I managed to use the extern C trick to use my fortran routine

unfortunately

I am able to pass only plain double, float and integers, not array or

vectors.

If I pass a vector or an array everything compiles but the numbers

that are undestood as input in the fortran are actually meaningless

(7.823e-231 and similar things)

There must be some evil in the passing of the arguments that are not

plain scalars.

I declared the routine as

extern "C" {

void vxxxxx_(vector<double>&, double&, int&, int&, complex<

double>*);

}

the fortran has

subroutine vxxxxx(p,vmass,nhel,nsv , vc)

double precision p(0:3)

but then the components of p print out silly numbers ...

As they should. The vector is not a simple sequence of elements, it's

an object that contains data members, and a pointer to a dynamic array

is usually one of them.

Do you have idea how to pass a vector or an array?

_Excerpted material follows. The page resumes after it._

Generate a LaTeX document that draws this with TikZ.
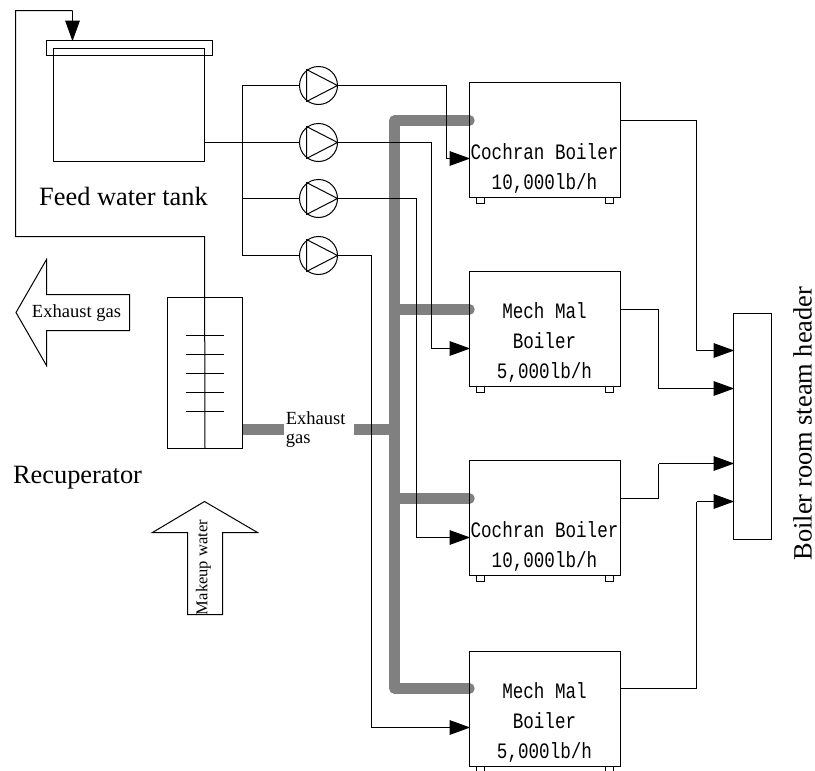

Most likely there is no way to pass a vector straight up *if* the other

side (Fortran) does not have an equivalent type. What you usually do is

pass the address of the first element of the vector, and on the Fortran

side use the array, like you have:

extern "C" {

void vxxxxx_(double*, ....

}

subroutine vxxxxx(p, ...

double precision p(0:3)

As for the array of 'complex<double>', it might be even trickier. You

should consider decomposing it into the array of the real parts and the

array of the imaginary parts, and passing them separately. Or, maybe

there is a way to declare a two-dimensional array on the Fortran side,

but you need to experiment to see what members you get where.

extern "C" {

void vccccc_(complex<double>*);

}

subroutine vccccc(cplx)

double precision cplx(0:100,1:2)

c cplx(x,1) = real part

c cplx(x,2) = imaginary part

maybe... Or maybe the indices are swapped and you should say

subroutine vccccc(cplx)

double precision cplx(1:2, 0:100)

c cplx(1,x) = real part

c cplx(2,x) = imaginary part

Now, those things aren't really defined in C++. You're in the

compiler-specific territory. No warranties attached.